On the other hand, would the copyright owner object? It is hard to predict. The safest course would be to seek permission from the publisher and to ask to record the reading and play the video on the community access channel. In fact, the library could ask the publisher for permission for several titles at once and see what the response might be.
Filming children participating in story time creates serious legal (but no copyright) issues. For example, the filming will require parental permission for each child who appears in the film. The public library should consult with the city or county attorney about all legal issues and what releases may be needed to permit the filming.

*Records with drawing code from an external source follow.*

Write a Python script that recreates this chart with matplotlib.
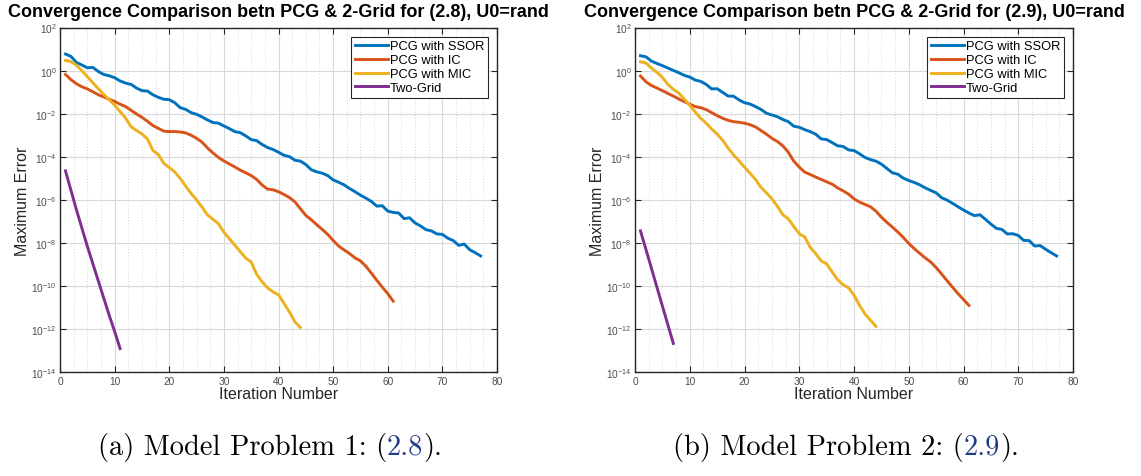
import numpy as np
import matplotlib
matplotlib.use("Agg")
import matplotlib.pyplot as plt
from matplotlib.ticker import MultipleLocator, FixedLocator, NullLocator

plt.rcParams['font.family'] = ['Liberation Sans', 'DejaVu Sans']

# ---------------- data (log10 of maximum error, iterations start at 1) ----------------
series_names = ["PCG with SSOR", "PCG with IC", "PCG with MIC", "Two-Grid"]
series_colors = ["#0072BD", "#D95319", "#EDB120", "#7E2F8E"]

p1_ssor_log10 = [0.77, 0.66, 0.38, 0.26, 0.13, 0.15, -0.04, -0.18, -0.24, -0.33,
                 -0.48, -0.58, -0.64, -0.81, -0.93, -0.95, -1.12, -1.24, -1.33, -1.35,
                 -1.49, -1.72, -1.80, -1.95, -2.03, -2.15, -2.29, -2.41, -2.44, -2.57,
                 -2.69, -2.83, -2.88, -3.03, -3.20, -3.25, -3.43, -3.57, -3.66, -3.79,
                 -3.93, -3.99, -4.16, -4.20, -4.36, -4.60, -4.70, -4.76, -4.87, -5.07,
                 -5.18, -5.30, -5.47, -5.62, -5.78, -5.92, -6.07, -6.29, -6.27, -6.52,
                 -6.58, -6.61, -6.87, -6.83, -7.07, -7.21, -7.38, -7.44, -7.58, -7.60,
                 -7.78, -7.89, -8.11, -8.05, -8.31, -8.45, -8.60]
p1_ic_log10 = [-0.18, -0.42, -0.61, -0.75, -0.85, -0.98, -1.12, -1.22, -1.33, -1.43,
               -1.56, -1.67, -1.84, -2.01, -2.17, -2.35, -2.55, -2.68, -2.81, -2.83,
               -2.83, -2.85, -2.89, -3.00, -3.14, -3.32, -3.59, -3.82, -4.03, -4.19,
               -4.33, -4.47, -4.62, -4.74, -4.87, -5.05, -5.31, -5.50, -5.53, -5.62,
               -5.75, -5.89, -6.09, -6.41, -6.72, -6.92, -7.15, -7.37, -7.60, -7.88,
               -8.14, -8.32, -8.49, -8.69, -8.83, -9.08, -9.40, -9.73, -10.05, -10.35,
               -10.70]
p1_mic_log10 = [0.47, 0.42, 0.25, 0.00, -0.28, -0.56, -0.84, -1.10, -1.35, -1.60,
                -1.90, -2.20, -2.60, -2.78, -2.94, -3.17, -3.70, -3.90, -4.30, -4.50,
                -4.70, -5.00, -5.36, -5.70, -6.00, -6.33, -6.70, -6.90, -7.10, -7.50,
                -7.80, -8.10, -8.40, -8.70, -8.88, -9.45, -9.80, -10.08, -10.27, -10.40,
                -10.80, -11.20, -11.66, -11.92]
p1_tg_log10 = [-4.65, -5.55, -6.45, -7.30, -8.15, -8.95, -9.75, -10.55, -11.35, -12.10, -12.90]

p2_ssor_log10 = [0.69, 0.64, 0.44, 0.33, 0.23, 0.12, 0.01, -0.10, -0.22, -0.30,
                 -0.44, -0.50, -0.64, -0.85, -0.84, -1.01, -1.18, -1.19, -1.36, -1.49,
                 -1.55, -1.67, -1.80, -1.98, -2.06, -2.14, -2.27, -2.37, -2.58, -2.63,
                 -2.74, -2.83, -2.95, -3.17, -3.20, -3.34, -3.49, -3.52, -3.68, -3.71,
                 -3.86, -4.03, -4.13, -4.20, -4.34, -4.54, -4.74, -4.81, -4.99, -5.10,
                 -5.19, -5.30, -5.44, -5.56, -5.67, -5.90, -6.01, -6.16, -6.32, -6.47,
                 -6.61, -6.73, -6.69, -6.90, -7.12, -7.32, -7.37, -7.58, -7.57, -7.65,
                 -7.88, -7.89, -8.14, -8.12, -8.29, -8.45, -8.60]
p2_ic_log10 = [-0.25, -0.52, -0.69, -0.81, -0.93, -1.06, -1.18, -1.32, -1.44, -1.56,
               -1.67, -1.72, -1.81, -1.95, -2.09, -2.21, -2.31, -2.37, -2.40, -2.44,
               -2.51, -2.61, -2.78, -2.95, -3.14, -3.29, -3.49, -3.79, -4.20, -4.48,
               -4.71, -4.82, -4.94, -5.05, -5.16, -5.27, -5.44, -5.58, -5.73, -5.95,
               -6.10, -6.21, -6.32, -6.52, -6.80, -7.04, -7.26, -7.49, -7.74, -8.02,
               -8.26, -8.48, -8.69, -8.88, -9.14, -9.44, -9.75, -10.05, -10.35, -10.62,
               -10.90]
p2_mic_log10 = [0.41, 0.35, 0.12, -0.08, -0.31, -0.64, -0.87, -1.04, -1.32, -1.61,
                -1.92, -2.21, -2.44, -2.71, -2.94, -3.23, -3.59, -3.91, -4.19, -4.48,
                -4.76, -5.05, -5.41, -5.67, -5.95, -6.29, -6.69, -6.88, -7.23, -7.57,
                -7.72, -8.20, -8.49, -8.83, -8.97, -9.34, -9.70, -9.93, -10.08, -10.42,
                -10.89, -11.29, -11.58, -11.87]
p2_tg_log10 = [-7.44, -8.30, -9.17, -10.05, -10.92, -11.79, -12.66]

titles = ["Convergence Comparison betn PCG & 2-Grid for (2.8), U0=rand",
          "Convergence Comparison betn PCG & 2-Grid for (2.9), U0=rand"]
xlabel = "Iteration Number"
ylabel = "Maximum Error"
caption_parts = [("(a) Model Problem 1: (", "2.8", ")."),
                 ("(b) Model Problem 2: (", "2.9", ").")]
x_ticks = [0, 10, 20, 30, 40, 50, 60, 70, 80]
y_tick_exps = [2, 0, -2, -4, -6, -8, -10, -12, -14]

panels = [
    [p1_ssor_log10, p1_ic_log10, p1_mic_log10, p1_tg_log10],
    [p2_ssor_log10, p2_ic_log10, p2_mic_log10, p2_tg_log10],
]

# ---------------- figure ----------------
W, H = 1141, 477
fig = plt.figure(figsize=(W / 100, H / 100), dpi=100)

ax_color = (0.15, 0.15, 0.15)
ax_rects = [
    [60 / W, 1 - 373.3 / H, 437 / W, (373.3 - 28.5) / H],
    [635 / W, 1 - 373.3 / H, 438 / W, (373.3 - 28.5) / H],
]

for k, (rect, series) in enumerate(zip(ax_rects, panels)):
    ax = fig.add_axes(rect)
    for vals, name, col in zip(series, series_names, series_colors):
        it = np.arange(1, len(vals) + 1)
        ax.semilogy(it, 10.0 ** np.asarray(vals), color=col, lw=2.1, label=name,
                    solid_joinstyle='round')
    ax.set_xlim(0, 80)
    ax.set_ylim(1e-14, 1e2)
    ax.set_xticks(x_ticks)
    ax.xaxis.set_minor_locator(MultipleLocator(2.5))
    ax.yaxis.set_major_locator(FixedLocator([10.0 ** e for e in y_tick_exps]))
    ax.yaxis.set_minor_locator(NullLocator())
    ax.grid(True, which='major', color=(0.85, 0.85, 0.85), lw=0.8)
    ax.grid(True, which='minor', axis='x', color=(0.8, 0.8, 0.8), lw=0.6, ls=(0, (1, 2.5)))
    ax.set_axisbelow(True)
    ax.tick_params(which='major', direction='in', length=4, width=0.8, top=True, right=True,
                   labelsize=7.3, colors=ax_color, labelcolor=(0.3, 0.3, 0.3), pad=2.5)
    ax.tick_params(which='minor', length=0, top=True, right=True)
    for s in ax.spines.values():
        s.set_color(ax_color)
        s.set_linewidth(1.0)
    ax.set_title(titles[k], fontsize=13, fontweight='bold', pad=8.5)
    ax.set_xlabel(xlabel, fontsize=11.5, color=ax_color, labelpad=0)
    ax.set_ylabel(ylabel, fontsize=11.5, color=ax_color, labelpad=1)
    leg = ax.legend(loc='upper right', fontsize=9.3, frameon=True, fancybox=False,
                    edgecolor=ax_color, framealpha=1, labelspacing=0.14, handlelength=2.55,
                    handletextpad=0.15, borderpad=0.3, borderaxespad=0.7)
    leg.get_frame().set_linewidth(0.8)

# ---------------- captions ----------------
renderer = fig.canvas.get_renderer()
cap_centers = [270 / W, 846 / W]
cap_y = 1 - 455 / H
for (a, b, c), cx in zip(caption_parts, cap_centers):
    pieces = [(a, 'black'), (b, '#1f3c88'), (c, 'black')]
    texts = [fig.text(0, cap_y, s, fontsize=20.5, family='cmr10', color=col, va='baseline')
             for s, col in pieces]
    widths = [t.get_window_extent(renderer).width / W for t in texts]
    x = cx - sum(widths) / 2
    for t, w in zip(texts, widths):
        t.set_x(x)
        x += w

fig.savefig("out.png", dpi=100)
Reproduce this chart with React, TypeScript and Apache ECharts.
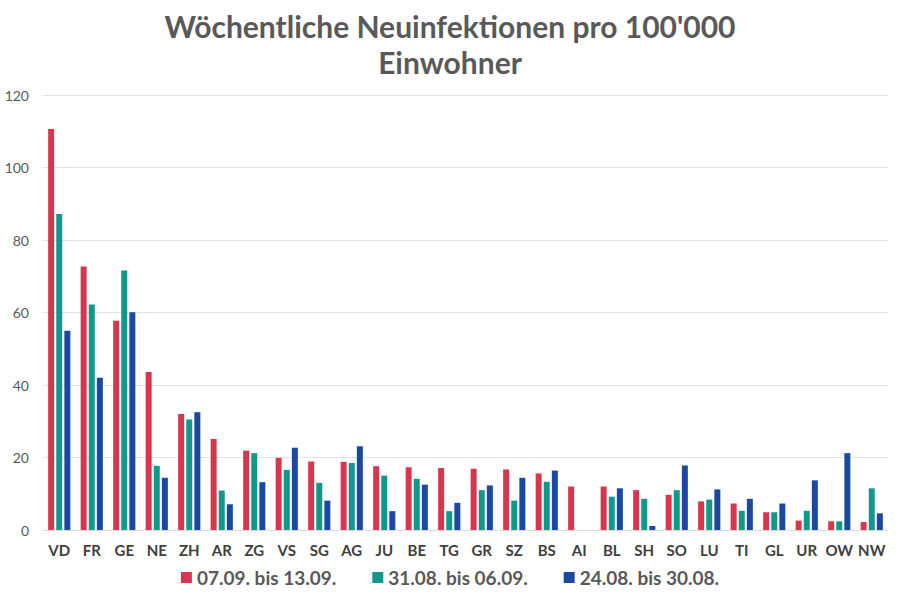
import React, { useEffect, useRef } from "react";
import * as echarts from "echarts";

const categories = ["VD","FR","GE","NE","ZH","AR","ZG","VS","SG","AG","JU","BE","TG","GR","SZ","BS","AI","BL","SH","SO","LU","TI","GL","UR","OW","NW"];
const seriesNames = ["07.09. bis 13.09.", "31.08. bis 06.09.", "24.08. bis 30.08."];
const week1 = [110.6,72.7,57.7,43.6,32.0,25.1,21.9,19.9,18.9,18.8,17.6,17.3,17.1,16.9,16.7,15.6,12.0,12.0,11.0,9.7,7.9,7.3,4.9,2.6,2.4,2.2];
const week2 = [87.2,62.2,71.6,17.7,30.5,10.9,21.2,16.6,13.0,18.5,15.0,14.1,5.2,11.0,8.1,13.3,0,9.2,8.6,11.0,8.4,5.3,4.9,5.3,2.4,11.5];
const week3 = [55.0,42.0,60.1,14.4,32.5,7.1,13.2,22.7,8.1,23.1,5.2,12.5,7.5,12.3,14.4,16.4,0,11.5,1.1,17.8,11.2,8.6,7.3,13.7,21.2,4.6];
const colors = ["#d8364e", "#10998a", "#1b48a1"];

export default function App() {
  const ref = useRef<HTMLDivElement>(null);
  useEffect(() => {
    const chart = echarts.init(ref.current!, undefined, { renderer: "svg" });
    const mk = (name: string, data: number[], i: number) => ({
      name,
      type: "bar",
      data,
      barWidth: 6,
      barGap: "35%",
      itemStyle: { color: colors[i] },
    });
    chart.setOption({
      animation: false,
      backgroundColor: "#ffffff",
      title: {
        text: "Wöchentliche Neuinfektionen pro 100'000\nEinwohner",
        left: "center",
        top: 3,
        textStyle: { fontFamily: "Lato", fontWeight: "bold", fontSize: 30, color: "#595959", lineHeight: 36 },
      },
      legend: {
        bottom: 8,
        left: "center",
        itemWidth: 11,
        itemHeight: 11,
        itemGap: 36,
        icon: "rect",
        textStyle: { fontFamily: "Lato", fontWeight: "bold", fontSize: 19, color: "#595959" },
      },
      grid: { left: 43, right: 12, top: 95, bottom: 70, containLabel: false },
      xAxis: {
        type: "category",
        data: categories,
        axisTick: { show: false },
        axisLine: { lineStyle: { color: "#d9d9d9" } },
        axisLabel: { interval: 0, fontFamily: "Lato", fontWeight: "bold", fontSize: 15, color: "#404040", margin: 12 },
      },
      yAxis: {
        type: "value",
        min: 0,
        max: 120,
        interval: 20,
        axisLine: { show: false },
        axisTick: { show: false },
        splitLine: { lineStyle: { color: "#e3e3e3" } },
        axisLabel: { fontFamily: "Lato", fontSize: 14, color: "#595959", margin: 14 },
      },
      series: [mk(seriesNames[0], week1, 0), mk(seriesNames[1], week2, 1), mk(seriesNames[2], week3, 2)],
    });
    return () => chart.dispose();
  }, []);
  return <div ref={ref} style={{ width: 900, height: 600, position: "absolute", left: 0, top: 0 }} />;
}
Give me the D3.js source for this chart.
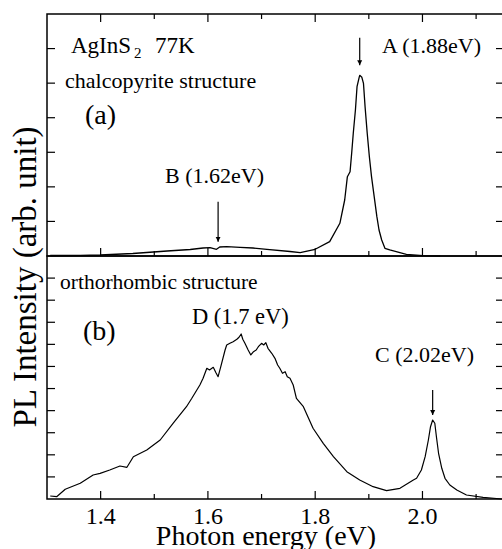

A librarian runs a community library in the virtual Metaverse of Second Life, located on a charity simulation, the West of Ireland, and the charity it supports is Project Children, a 501(c)(3) organization. A free client program called the Second Life Viewer enables its users, called "residents," to interact with each other through avatars. Residents can explore, meet other residents, socialize, participate in individual and group activities, and engage in activities from the purely social to diverse role play, advocacy, continuing education, as well as in the creation of music, art, and literature. Volunteer storytellers read stories in West of Ireland and sometimes at other locations. They receive no currency or gain, and no admission is charged to the simulation in which stories are read. Readings are done live in voice rather than streamed. Must the librarian obtain permission for these readings?
To some extent, these storytellers do what is being done in every library, school, and daycare center on a daily basis. It is important that the readings are performed live to a small group of people (usually about 20) and are not recorded or streamed for later playback. Section 110(4) of the Copyright Act, the so called nonprofit performance section, permits public performances of nondramatic literary and musical works without permission of the copyright holder if those performances are not transmitted and if certain conditions are met. For example, there may be no payment to performers or promoters, and there may be no admission charge, or if there is one, the proceeds must go to charitable, educational, or religious purposes.
The real question is whether Second Life counts as a transmission. Arguments exist that support both views. Typically, anything done over a computer network is transmitted. But one could argue that a live reading in Second Life is more like a live performance than it is a transmission. The law likely supports the fact that it is a transmission, however. If so, then permission would be required for the reading of the stories.
The librarian could approach a few publishers and make the argument that the readings are equivalent to a live performance. If the librarian can get them to agree, then this agreement could be used as evidence to convince other publishers to agree.